Mexican Drug Cartels Use Children as Decoys to Smuggle Criminals Into US, Texas Sheriff Says

Mexican Drug Cartels Use Children as Decoys to Smuggle Criminals Into US, Texas Sheriff Says
A Border Patrol agent delivers a family unit who illegally entered the United States to a bus station in Brownsville, Texas, on Feb. 26, 2021. (John Moore/Getty Images)
Bill Pan
3/22/2021
Updated:
3/22/2021

Mexican drug cartels are taking advantage of the Biden administration’s border policies to use children as decoys to smuggle their members into the United States, according to a sheriff from Texas.

Hidalgo County Sheriff J.E. Guerra, who is on the front line of the ongoing surge in illegal crossings on the U.S.-Mexico border, told The New York Post that cartels are profiting more from trafficking humans than running drugs.

Guerra described the cartels’ tactics to the NY Post, saying that they split up families seeking to illegally cross the border, and use the children as decoys so that criminal thugs, posing as their relatives, can come over with the children and get admitted into the United States.

“Well, the cartels say, ‘You can cross with one child, we’re going to take two children. And we’re going to use those two children to smuggle two others and pretend that those are family units,’” Guerra said.

The United States is facing the largest wave of illegal immigrants in 20 years, with many unaccompanied minors, or children unlawfully entering the country without an adult, showing up at southwest border every day, according to Homeland Security (DHS) Secretary Alejandro Mayorkas.
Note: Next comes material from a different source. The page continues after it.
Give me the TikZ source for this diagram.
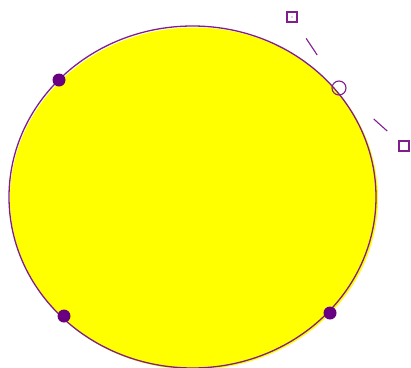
\documentclass[tikz,border=0pt]{standalone}
\usetikzlibrary{positioning}

\definecolor{curvepurple}{RGB}{128,30,140}
\definecolor{knotpurple}{RGB}{105,0,130}
\definecolor{discyellow}{RGB}{255,255,0}

\begin{document}
\begin{tikzpicture}[
  x=1pt, y=-1pt,
  curve/.style={draw=curvepurple, line width=1.3pt},
  knot/.style={circle, fill=knotpurple, inner sep=0pt, minimum size=13pt},
  selknot/.style={circle, draw=curvepurple, line width=1.1pt, inner sep=0pt, minimum size=14pt},
  handle/.style={rectangle, draw=curvepurple, line width=1.1pt, inner sep=0pt, minimum size=10pt},
  tangent/.style={draw=curvepurple, line width=1.1pt},
]
  \useasboundingbox (0,0) rectangle (411,367);

  % disc and its outline
  \fill[discyellow] (194,198.5) ellipse [x radius=184pt, y radius=171pt];
  \draw[curve] (192.5,197) ellipse [x radius=183.5pt, y radius=171pt];

  % knots on the curve
  \node[knot] (k1) at (59,80) {};
  \node[knot] (k2) at (64,316) {};
  \node[knot] (k3) at (330,313) {};
  \node[selknot] (ks) at (339,88) {};

  % control handles of the selected knot
  \node[handle] (h1) at (292,17) {};
  \fill[curvepurple] (h1.center) circle [radius=0.6pt];
  \node[handle] (h2) at (404,146) {};

  \draw[tangent, shorten <=19pt, shorten >=32pt] (h1) -- (ks);
  \draw[tangent, shorten <=39pt, shorten >=15pt] (ks) -- (h2);
\end{tikzpicture}
\end{document}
“They are vulnerable children and we have ended the prior administration’s practice of expelling them,” Mayorkas said.

Earlier this month, Texas Gov. Greg Abbott warned that Mexican drug cartels are flooding the border with women and children to overwhelm local law enforcement in an attempt to make it easier for them to smuggle drugs and humans into the United States.

“The cartels, they are involved in every single one of these border crossings we see,” Abbott, a Republican, said as he announced the plan to call in hundreds of National Guard troops to reinforce the Border Patrol agents in “high threat areas” to deny “Mexican cartels and other smugglers the ability to move drugs and people into Texas.”
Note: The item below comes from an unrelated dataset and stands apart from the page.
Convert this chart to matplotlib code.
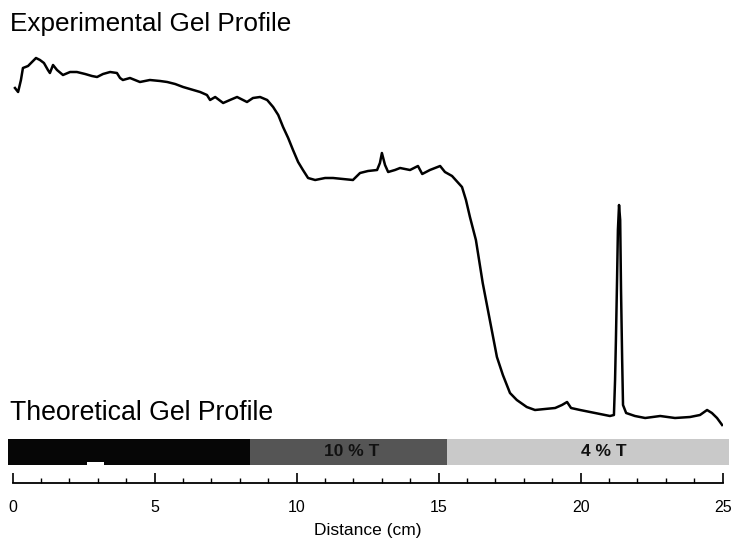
import matplotlib
matplotlib.use("Agg")
import matplotlib.pyplot as plt
import numpy as np

plt.rcParams['font.family'] = ['Liberation Sans', 'DejaVu Sans']

# Profil experimental (distance en cm, intensite en unites arbitraires)
distance_cm = [0.08, 0.19, 0.29, 0.36, 0.54, 0.68, 0.82, 0.96, 1.10, 1.24, 1.31, 1.42,
               1.56, 1.77, 2.02, 2.26, 2.55, 2.79, 2.97, 3.18, 3.43, 3.67, 3.78, 3.88,
               4.13, 4.48, 4.83, 5.19, 5.44, 5.72, 6.00, 6.24, 6.60, 6.84, 6.95, 7.13,
               7.41, 7.65, 7.90, 8.11, 8.25, 8.46, 8.71, 8.96, 9.17, 9.35, 9.52, 9.70,
               9.87, 10.05, 10.22, 10.40, 10.65, 11.00, 11.28, 11.63, 11.98, 12.23, 12.51,
               12.83, 12.93, 13.00, 13.11, 13.22, 13.46, 13.64, 13.99, 14.27, 14.42, 14.69,
               15.05, 15.22, 15.47, 15.82, 15.96, 16.10, 16.31, 16.55, 16.80, 17.05, 17.26,
               17.51, 17.75, 18.10, 18.39, 18.74, 19.10, 19.34, 19.52, 19.66, 19.98, 20.33,
               20.68, 21.03, 21.17, 21.21, 21.24, 21.28, 21.31, 21.35, 21.39, 21.42, 21.46,
               21.49, 21.60, 21.91, 22.27, 22.80, 23.32, 23.85, 24.20, 24.45, 24.62, 24.80,
               24.98]
intensity = [352, 348, 360, 372, 374, 378, 382, 380, 377, 370, 367, 375,
             370, 365, 368, 368, 366, 364, 363, 366, 368, 367, 362, 360,
             362, 358, 360, 359, 358, 356, 353, 351, 348, 345, 340, 343,
             337, 340, 343, 340, 338, 342, 343, 340, 333, 325, 313, 302,
             290, 278, 270, 262, 260, 262, 262, 261, 260, 267, 269,
             270, 277, 287, 275, 268, 270, 272, 270, 274, 266, 270,
             274, 268, 264, 253, 240, 223, 200, 157, 120, 83, 65,
             47, 40, 33, 30, 31, 32, 35, 38, 32, 30, 28,
             26, 24, 25, 60, 100, 160, 210, 235, 220, 150, 80,
             35, 27, 24, 22, 24, 22, 23, 25, 30, 27, 22,
             15]

# Profil theorique: zones du gel
zone_start = [-0.17, 8.36, 15.29]
zone_end = [8.36, 15.29, 25.22]
zone_color = ['#060606', '#555555', '#c9c9c9']
zone_label = ['', '10 % T', '4 % T']
zone_label_pos = [4.0, 11.95, 20.8]

x_ticks = [0, 5, 10, 15, 20, 25]

fig = plt.figure(figsize=(7.31, 5.39), dpi=100)
left = 12.7 / 731
width = 710 / 731

# Courbe experimentale
ax = fig.add_axes([left, 99 / 539, width, 400 / 539])
ax.plot(distance_cm, intensity, color='black', linewidth=1.8)
ax.set_xlim(0, 25)
ax.set_ylim(0, 400)
ax.axis('off')

# Barre du gel theorique
ax_bar = fig.add_axes([left, 74 / 539, width, 26 / 539])
for s, e, c in zip(zone_start, zone_end, zone_color):
    ax_bar.broken_barh([(s, e - s)], (0, 1), facecolors=c, clip_on=False)
ax_bar.broken_barh([(2.62, 0.6)], (0, 0.12), facecolors='white', clip_on=False)
for lab, pos in zip(zone_label, zone_label_pos):
    if lab:
        ax_bar.text(pos, 0.5, lab, ha='center', va='center', fontsize=12.5,
                    fontweight='bold', color='#111111')
ax_bar.set_xlim(0, 25)
ax_bar.set_ylim(0, 1)
ax_bar.axis('off')

# Axe des distances
ax_x = fig.add_axes([left, 56 / 539, width, 0.001])
ax_x.set_xlim(0, 25)
ax_x.set_yticks([])
for side in ['top', 'left', 'right']:
    ax_x.spines[side].set_visible(False)
ax_x.spines['bottom'].set_linewidth(1.3)
ax_x.set_xticks(x_ticks)
ax_x.set_xticks(np.arange(0, 26, 1), minor=True)
ax_x.tick_params(axis='x', which='major', direction='in', length=7.5, width=1.2,
                 pad=12, labelsize=11.5)
ax_x.tick_params(axis='x', which='minor', direction='in', length=3.8, width=1.0)
ax_x.set_xlabel('Distance (cm)', fontsize=12.5, labelpad=6)
ax_x.patch.set_visible(False)

fig.text(10 / 731, 1 - 12 / 539, 'Experimental Gel Profile', fontsize=18.8, va='top', ha='left')
fig.text(10 / 731, 1 - 400 / 539, 'Theoretical Gel Profile', fontsize=19.2, va='top', ha='left')

fig.savefig('out.png', dpi=100)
“Texas is sending a message to any [migrant] caravan and to any cartel member: We’re ready. We’re waiting for you,” the Republican governor said. “If you dare step into the State of Texas, Texas will use every tool or strategy—we can to arrest anybody who’s violating the law, to put behind the bars anybody’s violating the law, to make sure that the laws in the state of Texas are going to be enforced.”

“If you are a caravan or you’re a cartel, you better take your activities to some other place, because they will not be accepted in Texas,” Abbott said, adding that he will try to fill the gaps in border security “left by the federal government.”